Sadness befalls (Aldred leaves)

Monday, May 1st, 2006

      I embraced sadness. I hugged it tight one day. It was so tight that I couldn’t breathe.

    For two days, I warmed my bed. I was sleepy but I wanted to lie all day. There was no volition to work. There was no urge even to eat. I didn’t even want to stand. I never had this gloom for months. I was in deep thoughts. I was reflecting on things. I was in state of loss.

    Do not think that I have been jilted by a lover. It will never happen. I told myself not to fall in the arms of love. Pain haunts me in such instance. 

    Do not think that I failed in an endeavor. It will never happen that I will feel bad in failing. I have perfected the art of failure. I always come out as a winner amid defeats.  I bring out the best in me in every failure.

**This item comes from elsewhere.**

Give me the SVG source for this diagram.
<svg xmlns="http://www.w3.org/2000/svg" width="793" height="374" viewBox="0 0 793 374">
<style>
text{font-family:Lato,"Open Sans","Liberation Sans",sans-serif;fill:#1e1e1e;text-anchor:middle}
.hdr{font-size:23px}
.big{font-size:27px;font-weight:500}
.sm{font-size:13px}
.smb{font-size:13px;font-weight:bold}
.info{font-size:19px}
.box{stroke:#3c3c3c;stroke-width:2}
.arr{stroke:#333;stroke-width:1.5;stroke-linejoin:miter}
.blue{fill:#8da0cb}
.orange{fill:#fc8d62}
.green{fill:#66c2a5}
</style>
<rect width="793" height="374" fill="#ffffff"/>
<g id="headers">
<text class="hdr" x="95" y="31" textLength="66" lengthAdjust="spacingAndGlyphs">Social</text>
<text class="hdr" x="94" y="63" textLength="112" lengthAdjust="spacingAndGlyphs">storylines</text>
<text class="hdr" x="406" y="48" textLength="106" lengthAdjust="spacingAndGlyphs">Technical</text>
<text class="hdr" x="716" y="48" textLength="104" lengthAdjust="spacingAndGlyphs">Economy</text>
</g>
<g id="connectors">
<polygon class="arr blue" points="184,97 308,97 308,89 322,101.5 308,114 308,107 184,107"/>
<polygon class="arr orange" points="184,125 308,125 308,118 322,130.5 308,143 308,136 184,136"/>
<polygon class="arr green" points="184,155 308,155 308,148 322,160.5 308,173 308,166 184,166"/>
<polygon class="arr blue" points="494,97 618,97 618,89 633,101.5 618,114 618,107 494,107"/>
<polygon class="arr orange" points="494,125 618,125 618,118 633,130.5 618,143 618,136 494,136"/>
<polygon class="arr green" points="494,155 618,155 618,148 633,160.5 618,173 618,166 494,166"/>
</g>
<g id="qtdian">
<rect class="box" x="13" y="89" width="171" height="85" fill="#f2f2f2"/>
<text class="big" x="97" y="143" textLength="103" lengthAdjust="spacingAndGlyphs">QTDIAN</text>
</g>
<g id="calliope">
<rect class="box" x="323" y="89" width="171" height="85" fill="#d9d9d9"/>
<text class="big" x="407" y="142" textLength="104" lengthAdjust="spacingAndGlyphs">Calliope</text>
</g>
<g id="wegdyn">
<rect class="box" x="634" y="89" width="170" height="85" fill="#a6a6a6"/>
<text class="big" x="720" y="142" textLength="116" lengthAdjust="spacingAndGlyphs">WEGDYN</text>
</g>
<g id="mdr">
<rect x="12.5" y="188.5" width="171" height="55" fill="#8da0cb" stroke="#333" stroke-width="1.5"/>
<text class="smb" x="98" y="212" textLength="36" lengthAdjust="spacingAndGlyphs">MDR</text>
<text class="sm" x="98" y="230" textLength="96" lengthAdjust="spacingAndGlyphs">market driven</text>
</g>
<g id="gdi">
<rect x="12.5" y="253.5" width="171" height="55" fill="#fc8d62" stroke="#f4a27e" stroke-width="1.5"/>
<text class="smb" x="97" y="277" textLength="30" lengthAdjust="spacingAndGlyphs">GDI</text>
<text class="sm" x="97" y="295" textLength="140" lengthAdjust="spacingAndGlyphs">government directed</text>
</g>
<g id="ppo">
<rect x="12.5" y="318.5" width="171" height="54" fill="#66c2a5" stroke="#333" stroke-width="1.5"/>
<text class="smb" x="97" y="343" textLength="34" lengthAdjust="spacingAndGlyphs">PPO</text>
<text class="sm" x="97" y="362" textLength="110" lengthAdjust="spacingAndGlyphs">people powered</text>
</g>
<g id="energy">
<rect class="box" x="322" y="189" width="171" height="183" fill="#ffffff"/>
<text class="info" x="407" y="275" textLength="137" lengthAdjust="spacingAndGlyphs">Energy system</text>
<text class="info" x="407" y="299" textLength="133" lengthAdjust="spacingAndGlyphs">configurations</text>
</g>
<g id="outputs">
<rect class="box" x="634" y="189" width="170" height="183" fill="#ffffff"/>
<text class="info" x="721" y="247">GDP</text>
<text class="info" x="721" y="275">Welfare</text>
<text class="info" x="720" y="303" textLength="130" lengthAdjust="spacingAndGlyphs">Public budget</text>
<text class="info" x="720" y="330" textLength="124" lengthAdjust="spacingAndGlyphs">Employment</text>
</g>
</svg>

    Do not think that I have gone nuts that I feel sad for no apparent reasons. My bolts are still tight. Think of the biggest problem that has beset mankind. I unfortunately had passed them for sure.

    So, why I am sad? It is because of Aldred. Aldred? Yes, Aldred. He is Aldred of Pinoy Big Brother.

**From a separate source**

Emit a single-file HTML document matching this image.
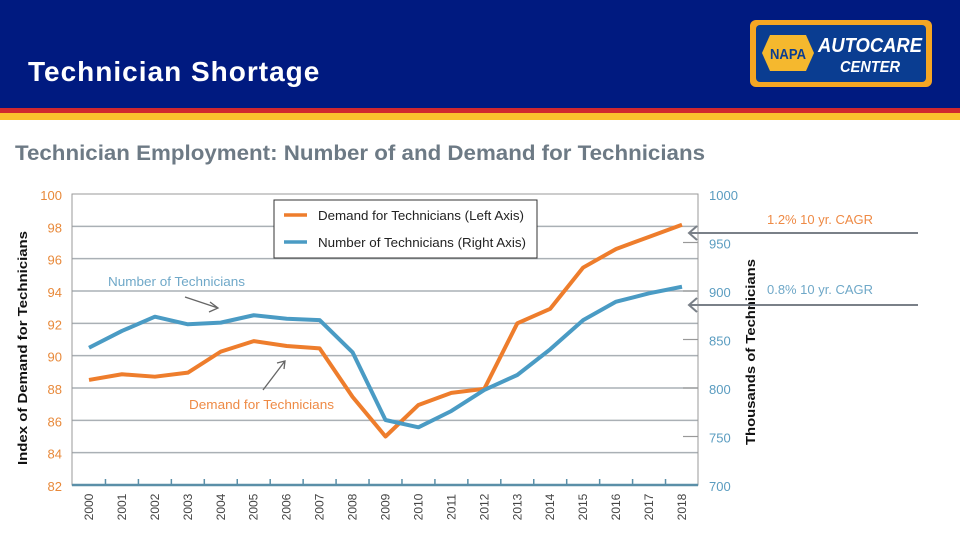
<!DOCTYPE html>
<html><head><meta charset="utf-8"><style>
html,body{margin:0;padding:0;width:960px;height:540px;overflow:hidden;background:#fff;font-family:"Liberation Sans",sans-serif}
</style></head><body>
<svg width="960" height="540" viewBox="0 0 960 540" xmlns="http://www.w3.org/2000/svg" font-family="Liberation Sans, sans-serif">
<rect x="0" y="0" width="960" height="108" fill="#001a80"/>
<rect x="0" y="108" width="960" height="5" fill="#d0282e"/>
<rect x="0" y="113" width="960" height="7" fill="#fbc02d"/>
<text x="28" y="81" fill="#fff" font-size="28" font-weight="bold" letter-spacing="1">Technician Shortage</text>
<g>
<rect x="750" y="20" width="182" height="67" rx="6" fill="#f5a623"/>
<rect x="756" y="25" width="170" height="57" rx="4" fill="#0a3d91"/>
<polygon points="770,35 806,35 814,53 806,71 770,71 762,53" fill="#f5b82e"/>
<text x="788" y="59" fill="#0a3d91" font-size="15" font-weight="bold" text-anchor="middle" textLength="36" lengthAdjust="spacingAndGlyphs">NAPA</text>
<text x="870" y="52" fill="#fff" font-size="20" font-weight="bold" font-style="italic" text-anchor="middle" textLength="104" lengthAdjust="spacingAndGlyphs">AUTOCARE</text>
<text x="870" y="72" fill="#fff" font-size="16" font-weight="bold" font-style="italic" text-anchor="middle" textLength="60" lengthAdjust="spacingAndGlyphs">CENTER</text>
</g>
<text x="15" y="160" fill="#6d7a85" font-size="21" font-weight="bold" textLength="690" lengthAdjust="spacingAndGlyphs">Technician Employment: Number of and Demand for Technicians</text>
<g id="chart"></g>
</svg>
<script>
const years = ['2000','2001','2002','2003','2004','2005','2006','2007','2008','2009','2010','2011','2012','2013','2014','2015','2016','2017','2018'];
const demand = [88.5,88.85,88.7,88.95,90.25,90.9,90.6,90.45,87.45,85.0,86.95,87.7,87.95,92.0,92.9,95.45,96.6,97.35,98.1];
const techs = [841.5,858.8,873.5,865.7,867.4,875,871.4,870,836.8,767,759.5,776.3,798,813.4,839.9,870,889,897.6,904.4];
const leftTicks = [82,84,86,88,90,92,94,96,98,100];
const rightTicks = [700,750,800,850,900,950,1000];

const NS='http://www.w3.org/2000/svg';
const g=document.getElementById('chart');
const L=72,R=698,T=194,B=485;
const x0=89,x1=682;
const xs=i=>x0+(x1-x0)*i/(years.length-1);
const yl=v=>B-(v-82)/(100-82)*(B-T);
const yr=v=>B-(v-700)/(1000-700)*(B-T);
function mk(tag,attrs,parent){const e=document.createElementNS(NS,tag);for(const k in attrs)e.setAttribute(k,attrs[k]);(parent||g).appendChild(e);return e;}

leftTicks.forEach(v=>{
  if(v>82&&v<100){const l=mk('line',{x1:L,x2:R,y1:yl(v),y2:yl(v),stroke:'#aab0b5','stroke-width':1.5});
  
  }
  const t=mk('text',{x:62,y:yl(v)+6,'font-size':13,fill:'#e8893a','text-anchor':'end'});t.textContent=v;
  
  
});
rightTicks.forEach(v=>{
  if(v>700&&v<1000){const l=mk('line',{x1:683,x2:R,y1:yr(v),y2:yr(v),stroke:'#999','stroke-width':1.2});
  
  }
  const t=mk('text',{x:709,y:yr(v)+6,'font-size':13,fill:'#5a9cc0'});t.textContent=v;
  
  
});
const frame=mk('rect',{x:L,y:T,width:R-L,height:B-T,fill:'none',stroke:'#999','stroke-width':1});


const xa=mk('line',{x1:L,x2:R,y1:B,y2:B,stroke:'#5a8fa8','stroke-width':2.5});


years.forEach((y,i)=>{
  if(i>0){const tk=mk('line',{x1:(xs(i)+xs(i-1))/2,x2:(xs(i)+xs(i-1))/2,y1:B,y2:B-6,stroke:'#5a8fa8','stroke-width':1.5});
  
  }
  const t=mk('text',{x:0,y:0,'font-size':12,fill:'#444','text-anchor':'middle',transform:`translate(${xs(i)+4},${B+22}) rotate(-90)`});t.textContent=y;
  
  
});
const pd=mk('polyline',{points:demand.map((v,i)=>xs(i)+','+yl(v)).join(' '),fill:'none',stroke:'#ee7d2c','stroke-width':4,'stroke-linejoin':'round'});


const pt=mk('polyline',{points:techs.map((v,i)=>xs(i)+','+yr(v)).join(' '),fill:'none',stroke:'#4a9bc4','stroke-width':4,'stroke-linejoin':'round'});


</script>
<svg width="960" height="540" style="position:absolute;left:0;top:0" font-family="Liberation Sans, sans-serif">
<g>
<rect x="274" y="200" width="263" height="58" fill="#fff" stroke="#333" stroke-width="1"/>
<line x1="284" y1="215" x2="307" y2="215" stroke="#ee7d2c" stroke-width="3.5"/>
<text x="318" y="220" font-size="12.5" fill="#222" textLength="206" lengthAdjust="spacingAndGlyphs">Demand for Technicians (Left Axis)</text>
<line x1="284" y1="242" x2="307" y2="242" stroke="#4a9bc4" stroke-width="3.5"/>
<text x="318" y="247" font-size="12.5" fill="#222" textLength="208" lengthAdjust="spacingAndGlyphs">Number of Technicians (Right Axis)</text>
</g>
<text x="108" y="286" font-size="13" fill="#6fa8c8" textLength="137" lengthAdjust="spacingAndGlyphs">Number of Technicians</text>
<path d="M185,297 L218,308 M210,302 L218,308 L209,312" stroke="#666" stroke-width="1.3" fill="none"/>
<text x="189" y="409" font-size="13" fill="#ee8a45" textLength="145" lengthAdjust="spacingAndGlyphs">Demand for Technicians</text>
<path d="M263,390 L285,361 M277,363 L285,361 L284,369" stroke="#666" stroke-width="1.3" fill="none"/>
<text x="0" y="0" font-size="13" font-weight="bold" fill="#111" text-anchor="middle" transform="translate(27,348) rotate(-90)" textLength="234" lengthAdjust="spacingAndGlyphs">Index of Demand for Technicians</text>
<text x="0" y="0" font-size="13" font-weight="bold" fill="#111" text-anchor="middle" transform="translate(755,352) rotate(-90)" textLength="186" lengthAdjust="spacingAndGlyphs">Thousands of Technicians</text>
<text x="767" y="224" font-size="13" fill="#ee8a45" textLength="106" lengthAdjust="spacingAndGlyphs">1.2% 10 yr. CAGR</text>
<path d="M689,233 L918,233 M697,226 L689,233 L697,240" stroke="#7a8088" stroke-width="2" fill="none"/>
<text x="767" y="294" font-size="13" fill="#6fa8c8" textLength="106" lengthAdjust="spacingAndGlyphs">0.8% 10 yr. CAGR</text>
<path d="M689,305 L918,305 M697,298 L689,305 L697,312" stroke="#7a8088" stroke-width="2" fill="none"/>
</svg>
</body></html>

      "Why Aldred? Why be sad?"

    Maybe, if you would ask such questions personally to me, you will do it on top of your lungs with a matching punch at my head to try to wake me up from a trance of insanity.

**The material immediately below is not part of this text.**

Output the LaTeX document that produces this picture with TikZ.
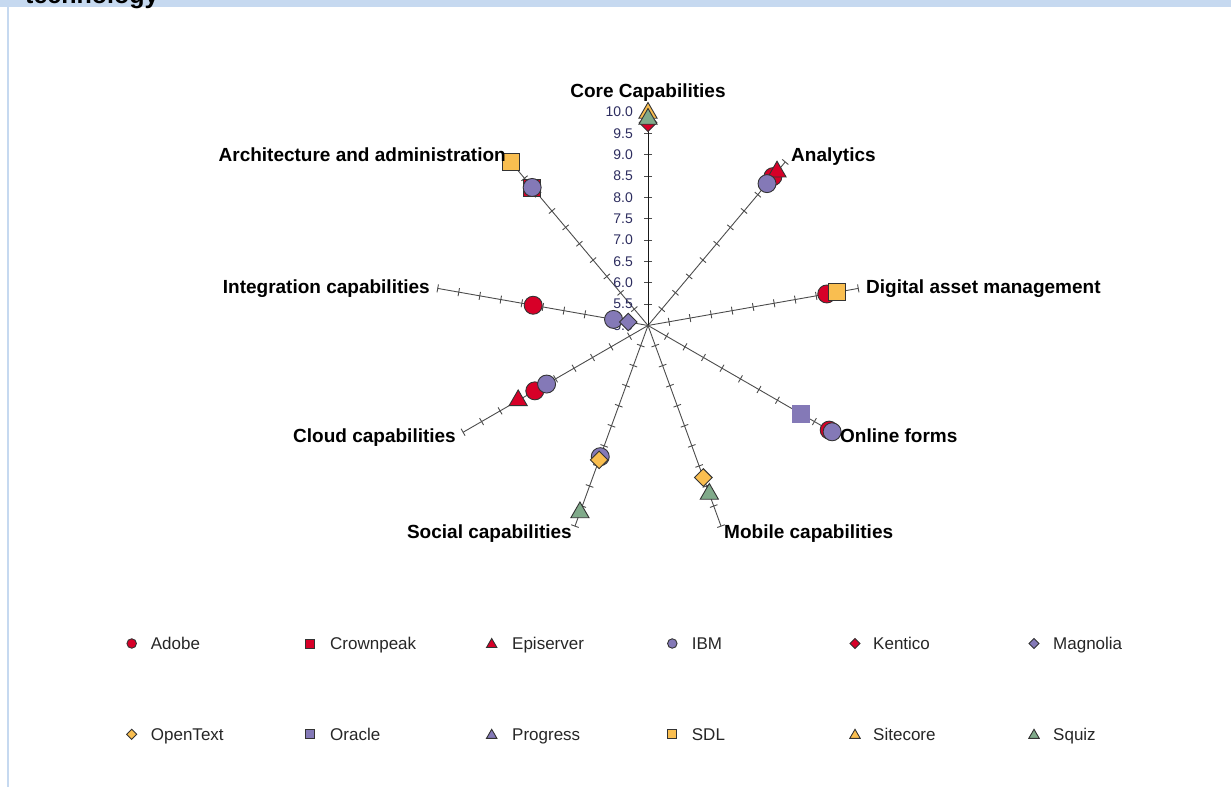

     I will reiterate. I am sad because of Aldred. I don’t know if I can convince you of my sanity. Still, I will explain to you.

     I understand Aldred. He was put in a situation which was not his world. He had to mingle with people which was not his kind (Though they are of the same age.) He was put amid the eye of the public with his every move watched. He had to do things which were not his choice. In short, he was robbed of himself. He was not happy. I was not happy for him because of that. So, when he chose to leave the house and when he chose to be himself again, I knew he made the right decision.

     As he left that house that night, I glued my eyes on the boob tube. I shed a tear for Aldred. I felt him within me. When he left, I was hoping to see the smile back on him. Unfortunately, there was none. Things were heavy. I felt Aldred. The pain in him penetrated my chasm. I became Aldred.I understood him.

      The whole sunday, I waited for a news about him.But, he opted to shun away from the limelight. That gave me more queries. Is he alright? How is he? Will he be okey? Those questions lingered.

     That Sunday night, I watched his last moments in the PBB house. He was acting weird. He was skeptic. He affirmed that he was not himself. He had lost himself. I cried again. I was hoping that I was there. I was hoping that I can shield him from the situation. I was hoping that I could be his warrior. I was hoping that I would be his refuge. I didn’t sleep. I thought of him. I texted some friends, trying to fish out some consoling moments. I didn’t get any. The night was long. I only thought of Aldred. I felt him.

    I lay on my bed the whole day. Reflecting on the feeling. I got a text message. It gave me light. It gave me answers. I realized that I was sad because I was Aldred. I see myself in him. I was put in  the same situation wherein I couldn’t be me. I did the same thing. I made choices. I left people.I made sarcifices.I chose to be me again.

        I still feel bad for Aldred but I know he will be well. He made right choice. I did too. He will be happy too.

     ( You would probably ask what text message brought me into my feet and what text message put me back to my senses. I got a text message from Jessica Bayona. She called me Dolphin. No one has called me such for a long time. Presto!Recollections falashed like a movie in my mind. It made me recall the past-a past where I learned life. I was zapped into reality. I found the strong I again.

    By the way, if you know Aldred, tell him that I felt for him. Tell him that I understand him. I hope it will ease the pain.